Gorbachev recently returned Soviet citizenship to Solzhenitsyn -- who was charged with treason for his writings and expelled from the country in 1974 -- but so far, Solzhenitsyn has declined to accept the offer. He has long maintained, however, that he will return to live and be buried in Russia.

The subject of Solzhenitsyn's article came up as the legislature began discussions on a new treaty of union to redefine the relationship between the Soviet central government and the 15 constituent republics that now make up the country. Gorbachev said he supports a new name for the country -- the Union of Sovereign Socialist Republics -- while others said they favored dropping the word "Socialist" and using either the Union of Soviet Sovereign States or the Union of Euro-Asian Republics.

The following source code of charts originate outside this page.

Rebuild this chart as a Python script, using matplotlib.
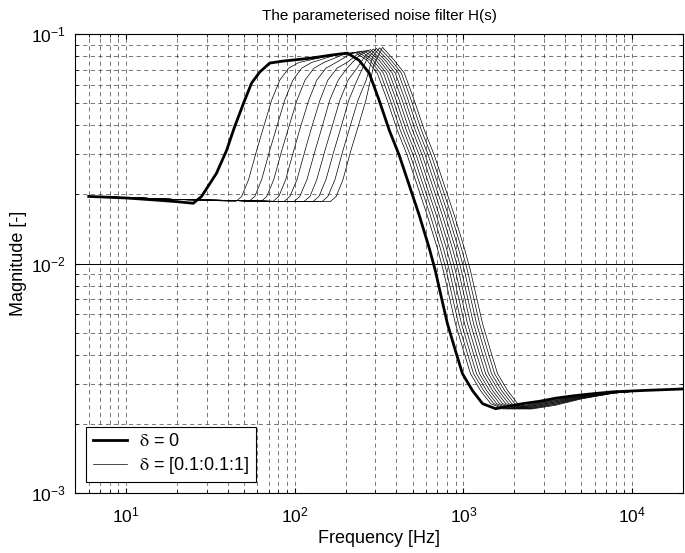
import numpy as np
import matplotlib
matplotlib.use("Agg")
import matplotlib.pyplot as plt

plt.rcParams['font.family'] = ['Liberation Sans', 'DejaVu Sans']
plt.rcParams['mathtext.fontset'] = 'stix'

# delta = 0 (thick line)
f0 = [6, 10, 15, 20, 25, 28, 34.3, 39.4, 43.9, 49.7, 55.4, 61.9, 71, 85, 96, 126, 166, 205,
      240, 276, 316, 363, 416, 477, 547, 628, 681, 740, 803, 896, 986, 1132, 1298, 1550,
      2244, 2830, 3530, 4460, 5630, 7700, 12000, 20000]
m0 = [0.0196, 0.0193, 0.0189, 0.0186, 0.0183, 0.0196, 0.0247, 0.0311, 0.0393, 0.0500, 0.0611,
      0.0682, 0.0747, 0.0762, 0.0769, 0.0786, 0.0810, 0.0826,
      0.0769, 0.0676, 0.0515, 0.0381, 0.0296, 0.0219, 0.0162, 0.0116, 0.0093, 0.0071, 0.00547,
      0.00417, 0.00331, 0.00279, 0.00245, 0.00233,
      0.00245, 0.00251, 0.00259, 0.00265, 0.00270, 0.00276, 0.00280, 0.00284]

# delta = 0.1 ... 1 (thin lines), read as crossings of fixed magnitude levels
low_f = [6, 12, 20, 30, 45, 65, 90, 125]
low_m = [0.0196, 0.0193, 0.0190, 0.0189, 0.0188, 0.0187, 0.0186, 0.0186]

rise_levels = [0.0186, 0.0196, 0.0232, 0.0311, 0.0393, 0.0515, 0.0630, 0.0710, 0.0752]
rise_f = [
    [44.6, 48.4, 53.2, 59.4, 65.3, 72.9, 81.5, 92.1, 106],
    [53.3, 57.9, 63.6, 71.0, 78.1, 87.1, 97.4, 110, 126],
    [62.8, 68.2, 75.0, 83.7, 92.1, 103, 115, 130, 149],
    [74.0, 80.4, 88.3, 98.6, 108, 121, 135, 153, 176],
    [86.0, 93.5, 103, 115, 126, 141, 157, 178, 204],
    [98.7, 107, 118, 132, 145, 161, 181, 204],
    [113, 123, 135, 151, 166, 185, 207, 234],
    [128, 139, 153, 171, 188, 209, 234],
    [145, 157, 173, 193, 212, 237, 265],
    [162, 176, 193, 215, 237, 264],
]

shoulder_f = [155, 175, 195, 215, 235, 240, 262, 268, 290, 295]
shoulder_m = [0.0800, 0.0810, 0.0815, 0.0820, 0.0815, 0.0805, 0.0805, 0.0780, 0.0800, 0.0740]
peak_f = [229, 238, 248, 259, 270, 281, 293, 305, 318, 331]
peak_m = [0.0830, 0.0835, 0.0840, 0.0845, 0.0850, 0.0855, 0.0860, 0.0865, 0.0870, 0.0875]

fall_levels = [0.0769, 0.0676, 0.0515, 0.0381, 0.0296, 0.0219, 0.0162, 0.0116, 0.0093,
               0.00547, 0.00417, 0.00331, 0.00279, 0.00245, 0.00232]
fall_f = [
    [268, 308, 353, 405, 464, 532, 610, 701, 760, 896, 1000, 1100, 1263, 1449, 1730],
    [279, 321, 368, 422, 484, 555, 636, 730, 792, 934, 1042, 1147, 1317, 1510, 1803],
    [291, 335, 383, 440, 504, 578, 663, 761, 825, 973, 1086, 1195, 1372, 1573, 1879],
    [303, 349, 399, 458, 525, 602, 691, 793, 860, 1014, 1132, 1245, 1430, 1639, 1958],
    [316, 363, 416, 477, 547, 627, 719, 826, 896, 1056, 1178, 1297, 1489, 1707, 2038],
    [329, 378, 433, 498, 570, 654, 750, 861, 934, 1101, 1228, 1352, 1552, 1780, 2125],
    [343, 394, 451, 518, 594, 681, 781, 897, 972, 1147, 1279, 1408, 1617, 1854, 2213],
    [357, 411, 470, 540, 619, 710, 814, 934, 1013, 1195, 1333, 1467, 1684, 1931, 2306],
    [372, 428, 490, 563, 645, 740, 848, 974, 1056, 1245, 1390, 1529, 1756, 2013, 2404],
    [388, 446, 510, 586, 672, 770, 883, 1014, 1100, 1297, 1447, 1592, 1828, 2096, 2503],
]

tail_f = [3500, 5000, 7700, 12000, 20000]
tail_m = [
    [0.00255, 0.00266, 0.00276, 0.00280, 0.00284],
    [0.00253, 0.00265, 0.00276, 0.00280, 0.00284],
    [0.00252, 0.00264, 0.00275, 0.00280, 0.00284],
    [0.00250, 0.00263, 0.00275, 0.00280, 0.00284],
    [0.00249, 0.00262, 0.00274, 0.00280, 0.00284],
    [0.00247, 0.00261, 0.00274, 0.00280, 0.00284],
    [0.00246, 0.00260, 0.00273, 0.00280, 0.00284],
    [0.00244, 0.00259, 0.00273, 0.00280, 0.00284],
    [0.00243, 0.00258, 0.00272, 0.00280, 0.00284],
    [0.00241, 0.00257, 0.00272, 0.00280, 0.00284],
]

fig = plt.figure(figsize=(6.85, 5.53), dpi=100)
ax = fig.add_axes([0.110, 0.1085, 0.887, 0.83])

for k in range(10):
    n = sum(1 for v in low_f if v < rise_f[k][0])
    f = low_f[:n] + rise_f[k] + [shoulder_f[k], peak_f[k]] + fall_f[k] + tail_f
    m = low_m[:n] + rise_levels[:len(rise_f[k])] + [shoulder_m[k], peak_m[k]] + fall_levels + tail_m[k]
    ax.loglog(f, m, color='black', linewidth=0.5,
              label=r'$\mathrm{\delta}$ = [0.1:0.1:1]' if k == 0 else None, zorder=3)

ax.loglog(f0, m0, color='black', linewidth=2.0, label=r'$\mathrm{\delta}$ = 0', zorder=4)

ax.set_xlim(5, 2e4)
ax.set_ylim(1e-3, 1e-1)

ax.grid(True, which='both', color='0.25', linestyle=(0, (6, 5)), linewidth=0.5)
ax.axhline(1e-2, color='black', linewidth=0.7, zorder=2)
ax.tick_params(which='both', direction='in', top=True, right=True, labelsize=12.5)
ax.tick_params(axis='x', pad=9)
ax.tick_params(axis='y', pad=7)

ax.set_xlabel('Frequency [Hz]', fontsize=13, labelpad=3)
ax.set_ylabel('Magnitude [-]', fontsize=13, labelpad=3)
ax.set_title('The parameterised noise filter H(s)', fontsize=11, pad=10)

h, l = ax.get_legend_handles_labels()
leg = ax.legend(h[::-1], l[::-1], loc='lower left', fontsize=13, fancybox=False,
                edgecolor='black', framealpha=1, handlelength=1.9, handletextpad=0.7,
                labelspacing=0.25, borderpad=0.35, borderaxespad=0.6)
leg.get_frame().set_linewidth(0.8)

fig.savefig('out.png', dpi=100)
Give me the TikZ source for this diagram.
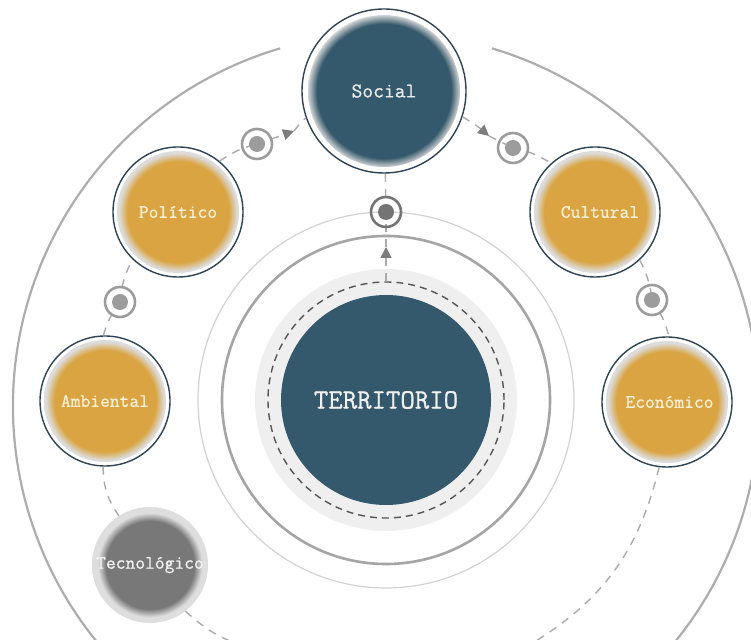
\documentclass[tikz,border=0pt]{standalone}
\usepackage{fontspec}
\newfontfamily\monofam[FakeBold=0.8]{Latin Modern Mono}
\usetikzlibrary{arrows.meta}
\definecolor{navy}{HTML}{35596C}
\definecolor{outl}{HTML}{2E4454}
\definecolor{gold}{HTML}{D9A441}
\definecolor{ringg}{HTML}{DCDCDC}
\definecolor{tecg}{HTML}{787878}
\definecolor{tecring}{HTML}{DEDEDE}
\definecolor{cream}{HTML}{FBF0D6}
\definecolor{conng}{HTML}{ABABAB}
\definecolor{arrg}{HTML}{7C7C7C}
\definecolor{markg}{HTML}{9C9C9C}
\definecolor{markd}{HTML}{747474}
\definecolor{bigg}{HTML}{ADADAD}
\definecolor{medg}{HTML}{A5A5A5}
\definecolor{thing}{HTML}{D2D2D2}
\definecolor{discg}{HTML}{EFEFEF}
\definecolor{dashg}{HTML}{555555}
\pgfdeclareradialshading{goldblur}{\pgfpoint{0bp}{0bp}}{color(0bp)=(gold); color(19.5bp)=(gold); color(22.8bp)=(ringg); color(25bp)=(ringg); color(50bp)=(ringg)}
\pgfdeclareradialshading{navyblur}{\pgfpoint{0bp}{0bp}}{color(0bp)=(navy); color(20.5bp)=(navy); color(23.4bp)=(ringg); color(25bp)=(ringg); color(50bp)=(ringg)}
\pgfdeclareradialshading{tecblur}{\pgfpoint{0bp}{0bp}}{color(0bp)=(tecg); color(19bp)=(tecg); color(22.5bp)=(tecring); color(25bp)=(tecring); color(50bp)=(tecring)}
\tikzset{
  sat/.style={circle, draw=outl, line width=1.4pt, fill=white, minimum size=130pt, inner sep=0pt,
    text=cream, font=\monofam\fontsize{19}{22}\selectfont,
    path picture={\shade[shading=goldblur] (path picture bounding box.center) circle (61pt);}},
  socialnode/.style={circle, draw=outl, line width=1.4pt, fill=white, minimum size=164pt, inner sep=0pt,
    text=white!92!black, font=\monofam\fontsize{21}{24}\selectfont,
    path picture={\shade[shading=navyblur] (path picture bounding box.center) circle (76pt);}},
  tecnode/.style={circle, minimum size=116pt, inner sep=0pt,
    text=white!95!black, font=\monofam\fontsize{19}{22}\selectfont,
    path picture={\shade[shading=tecblur] (path picture bounding box.center) circle (58pt);}},
  terrnode/.style={circle, fill=navy, minimum size=210pt, inner sep=0pt,
    text=white!94!black, font=\monofam\fontsize{28}{32}\selectfont},
  dashring/.style={circle, draw=dashg, line width=1.4pt, dash pattern=on 7pt off 5pt, minimum size=236pt, inner sep=0pt},
  marker/.style={circle, draw=markg, line width=2.6pt, minimum size=30pt, inner sep=0pt,
    path picture={\fill[markg] (path picture bounding box.center) circle (8pt);}},
  markerd/.style={circle, draw=markd, line width=2.6pt, minimum size=30pt, inner sep=0pt,
    path picture={\fill[markd] (path picture bounding box.center) circle (8pt);}},
  conn/.style={draw=conng, line width=1.4pt, dash pattern=on 8pt off 7pt},
  tip/.style={-{Triangle[length=11pt,width=11pt,color=arrg]}}
}
\begin{document}
\begin{tikzpicture}[x=1pt,y=1pt]
\useasboundingbox (0,0) rectangle (751,639);
\clip (0,0) rectangle (751,639);
\fill[white] (0,0) rectangle (751,639);
\coordinate (M) at (386,239);
\coordinate (B) at (386,233);
% big outer arc
\draw[bigg, line width=2.2pt] (B) ++(106.5:373) arc[start angle=106.5, end angle=433.5, radius=373];
% concentric rings
\draw[thing, line width=1.2pt] (M) circle (188);
\draw[medg, line width=2.6pt] (M) circle (164);
\fill[discg] (M) circle (131);
\node[dashring] (ring) at (M) {};
\node[terrnode] (terr) at (M) {TERRITORIO};
% satellites
\node[socialnode] (S) at (384,548) {Social};
\node[sat] (P) at (178,427) {Político};
\node[sat] (Cu) at (595,427) {\hspace*{10pt}Cultural};
\node[sat] (A) at (105,238) {Ambiental};
\node[sat] (E) at (667,237) {\hspace*{5pt}Económico};
\node[tecnode] (T) at (150,74) {Tecnológico};
% marker positions, free ends and arrow points
\coordinate (rPS) at (257,495);
\coordinate (rSC) at (513,491);
\coordinate (rAP) at (120,337);
\coordinate (rCE) at (652,339);
\coordinate (rTS) at (386,427);
\coordinate (aPS) at (294,508);
\coordinate (aSC) at (489,503);
\coordinate (aTS) at (386,392);
\coordinate (eEnd) at (526,-8);
\coordinate (tEnd) at (246,-8);
% connectors
\draw[conn] (A) to[bend left=10] (rAP);
\draw[conn] (rAP) to[bend left=11] (P);
\draw[conn] (P) to[bend left=10] (rPS);
\draw[conn,tip] (rPS) -- (aPS);
\draw[conn] (aPS) to[bend left=5] (S);
\draw[conn,tip] (S) to[bend left=5] (aSC);
\draw[conn] (aSC) -- (rSC);
\draw[conn] (rSC) to[bend left=10] (Cu);
\draw[conn] (Cu) to[bend left=10] (rCE);
\draw[conn] (rCE) to[bend left=10] (E);
\draw[conn] (E) to[bend left=23] (eEnd);
\draw[conn] (A) to[bend right=17] (T);
\draw[conn] (T) to[bend right=12] (tEnd);
\draw[conn,tip] (ring) -- (aTS);
\draw[conn] (aTS) -- (rTS);
\draw[conn] (rTS) -- (S);
% markers
\node[marker] (mPS) at (rPS) {};
\node[marker] (mSC) at (rSC) {};
\node[marker] (mAP) at (rAP) {};
\node[marker] (mCE) at (rCE) {};
\node[markerd] (mTS) at (rTS) {};
\end{tikzpicture}
\end{document}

In the midst of the session, a legislator from Kazakhstan rose and asked Gorbachev what he thought of Solzhenitsyn's article. Although the subject was not scheduled for discussion, Gorbachev seemed prepared for it, and he even glanced at notes as he spoke in measured tones.

"As a Russian," he said, "I feel pain and concern for the destiny of Russia and the Russian people, but I cannot agree with Solzhenitsyn's position with respect to other peoples, and that is putting it mildly. . . . Nonetheless, there are interesting thoughts in the article of this undoubtedly great person."